Merck
CN

Rationale and design of the steroids in cardiac surgery trial.

American heart journal (2014-04-29)
Richard Whitlock, Kevin Teoh, Jessica Vincent, P J Devereaux, Andre Lamy, Domenico Paparella, Yunxia Zuo, Daniel I Sessler, Pallav Shah, Juan-Carlos Villar, Ganesan Karthikeyan, Gerard Urrútia, Alvaro Alvezum, Xiaohe Zhang, Seyed Hesameddin Abbasi, Hong Zheng, Mackenzie Quantz, Jean-Pierre Yared, Hai Yu, Nicolas Noiseux, Salim Yusuf
摘要

Steroids may improve outcomes in high-risk patients undergoing cardiac surgery with the use of cardiopulmonary bypass (CBP). There is a need\ for a large randomized controlled trial to clarify the effect of steroids in such patients. We plan to randomize 7,500 patients with elevated European System for Cardiac Operative Risk Evaluation who are undergoing cardiac surgery with the use of CBP to methylprednisolone or placebo.
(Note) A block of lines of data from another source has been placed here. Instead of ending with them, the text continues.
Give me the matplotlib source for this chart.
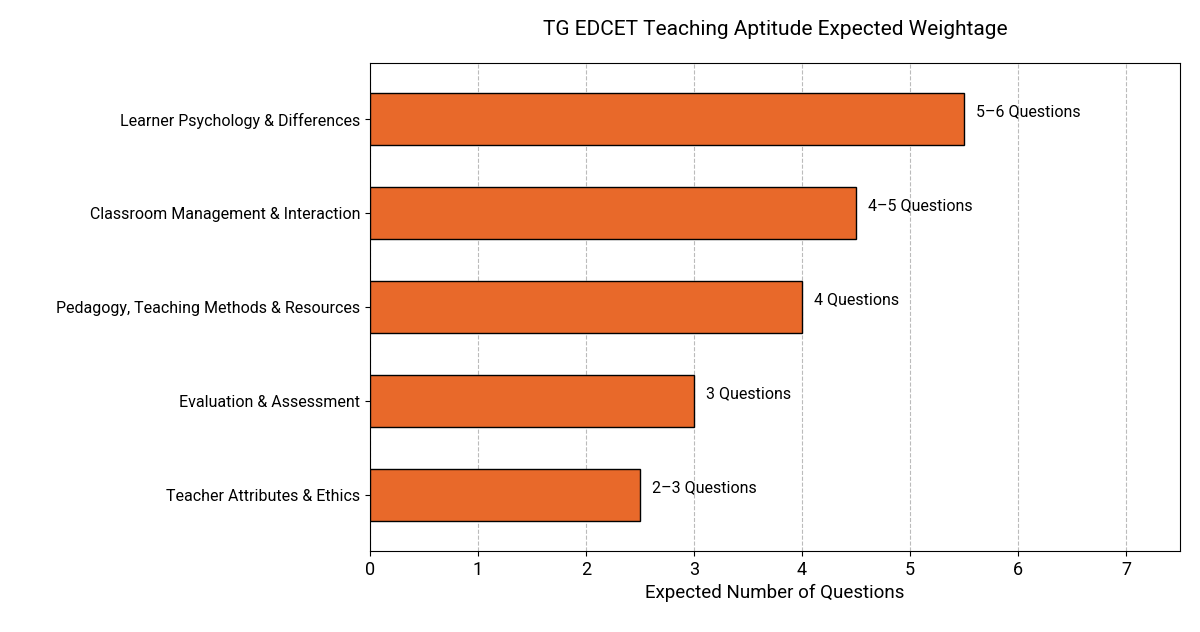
import matplotlib
matplotlib.use("Agg")
import matplotlib.pyplot as plt

categories = ["Learner Psychology & Differences", "Classroom Management & Interaction",
              "Pedagogy, Teaching Methods & Resources", "Evaluation & Assessment",
              "Teacher Attributes & Ethics"]
values = [5.5, 4.5, 4.0, 3.0, 2.5]
labels = ["5–6 Questions", "4–5 Questions", "4 Questions", "3 Questions", "2–3 Questions"]

plt.rcParams['font.family'] = ['Roboto', 'DejaVu Sans']
fig = plt.figure(figsize=(12, 6.32), dpi=100)
ax = fig.add_axes([370/1200, 1-551/632, 810/1200, 488/632])
y = list(range(len(categories)))[::-1]
ax.barh(y, values, height=0.55, color="#E8692A", edgecolor="black", linewidth=1, zorder=3)
for yi, v, l in zip(y, values, labels):
    ax.text(v + 0.11, yi, l, va="bottom", ha="left", fontsize=11.5, zorder=4)
ax.set_yticks(y)
ax.set_yticklabels(categories, fontsize=11.5)
ax.set_xlim(0, 7.5)
ax.set_ylim(-0.6, 4.6)
ax.set_xticks(range(8))
ax.tick_params(axis='x', labelsize=13)
ax.xaxis.grid(True, linestyle="--", color="#bbbbbb", zorder=0)
ax.set_xlabel("Expected Number of Questions", fontsize=13.5)
ax.set_title("TG EDCET Teaching Aptitude Expected Weightage", fontsize=15, pad=20)
fig.savefig("out.png", dpi=100)
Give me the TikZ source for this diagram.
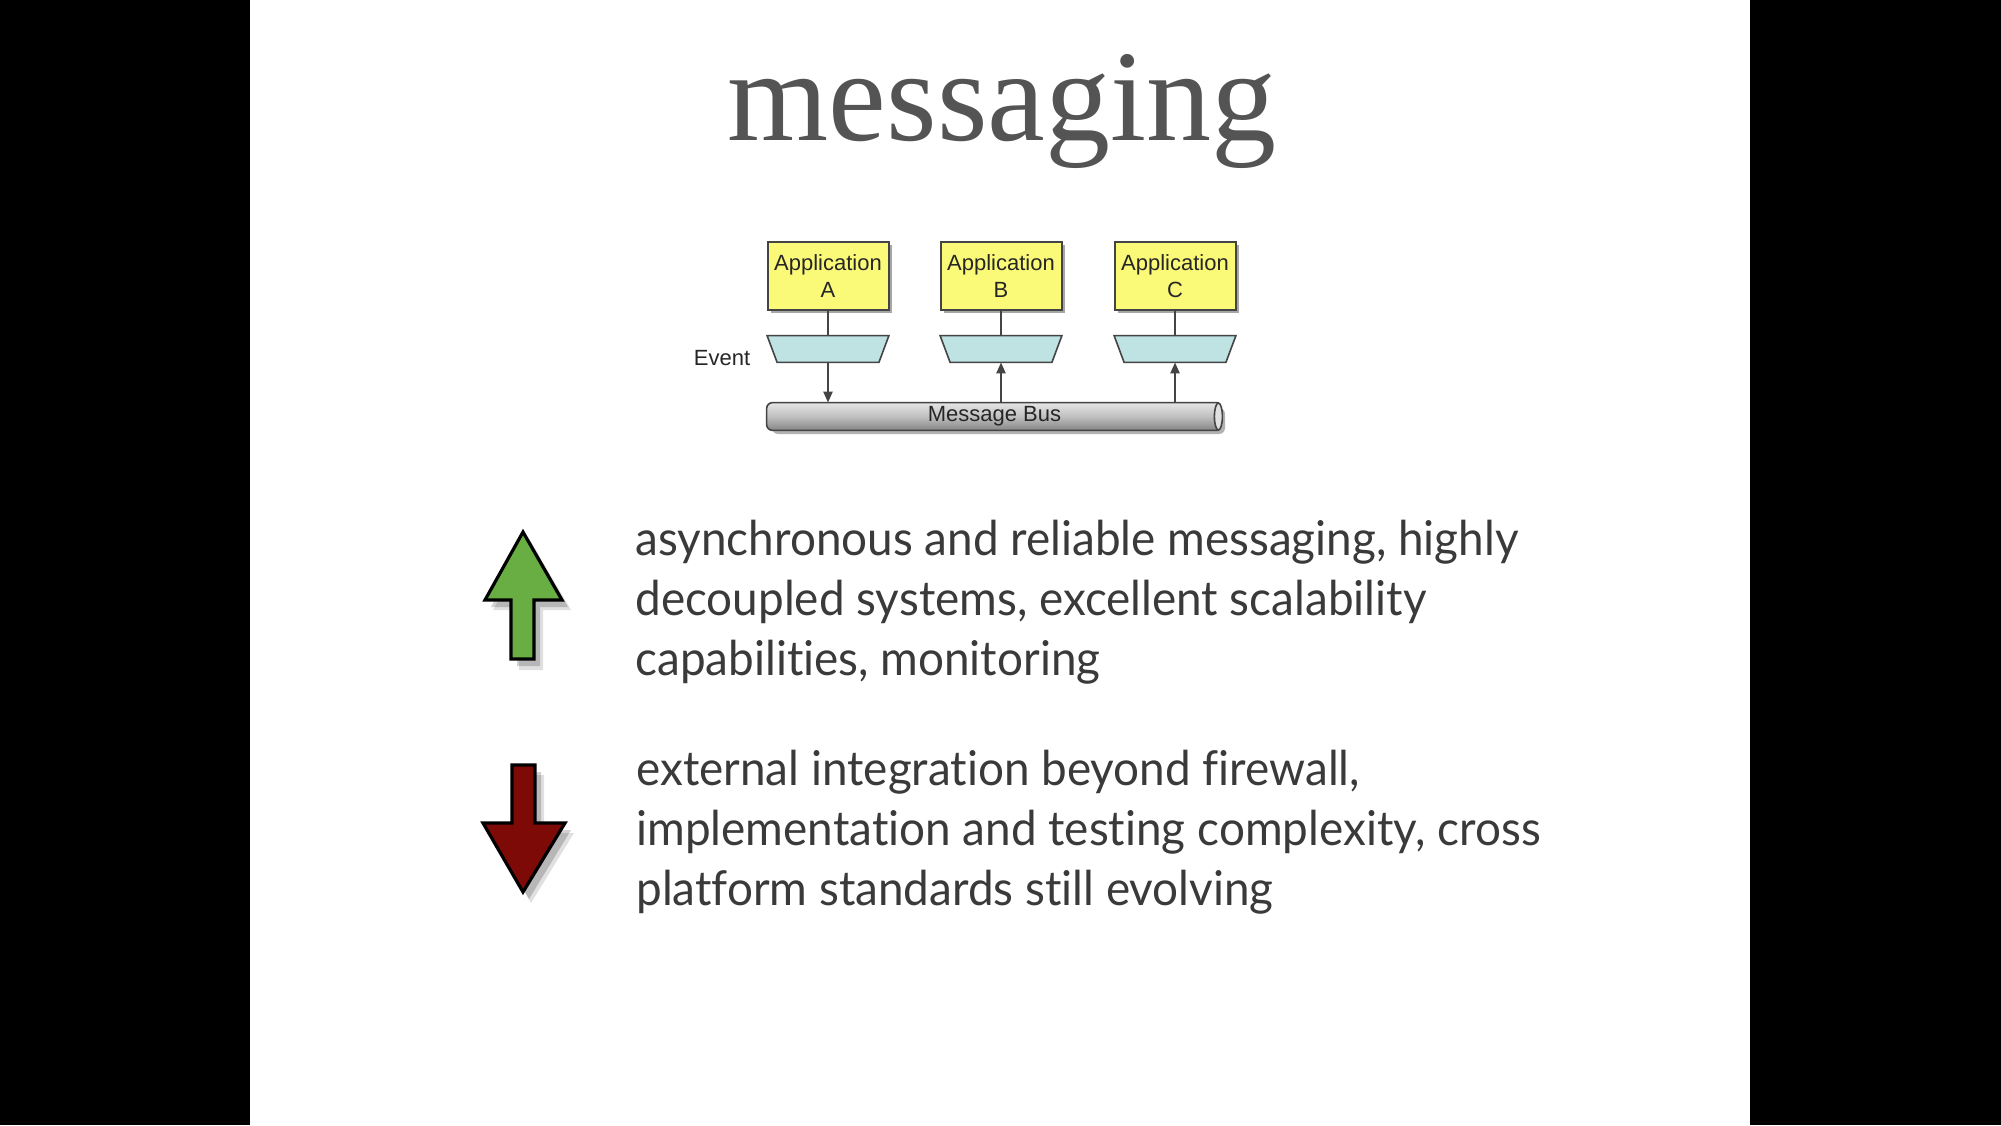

The first coprimary outcome is 30-day all-cause mortality, and the most second coprimary outcome is a composite of death, MI, stroke, renal failure, or respiratory failure within 30 days. Other outcomes include a composite of MI or mortality at 30 days, new onset atrial fibrillation, bleeding and transfusion requirements, length of intensive care unit stay and hospital stay, infection, stroke, wound complications, gastrointestinal complications, delirium, postoperative insulin use and peak blood glucose, and all-cause mortality at 6 months. As of October 22, 2013, 7,034 patients have been recruited into SIRS in 82 centers from 18 countries. Patient's mean age is 67.3 years, and 60.4% are male. The average European System for Cardiac Operative Risk Evaluation is 7.0 with 22.1% having an isolated coronary artery bypass graft procedure, and 66.1% having a valve procedure. SIRS will lead to a better understanding of the safety and efficacy of prophylactic steroids for cardiac surgery requiring CBP.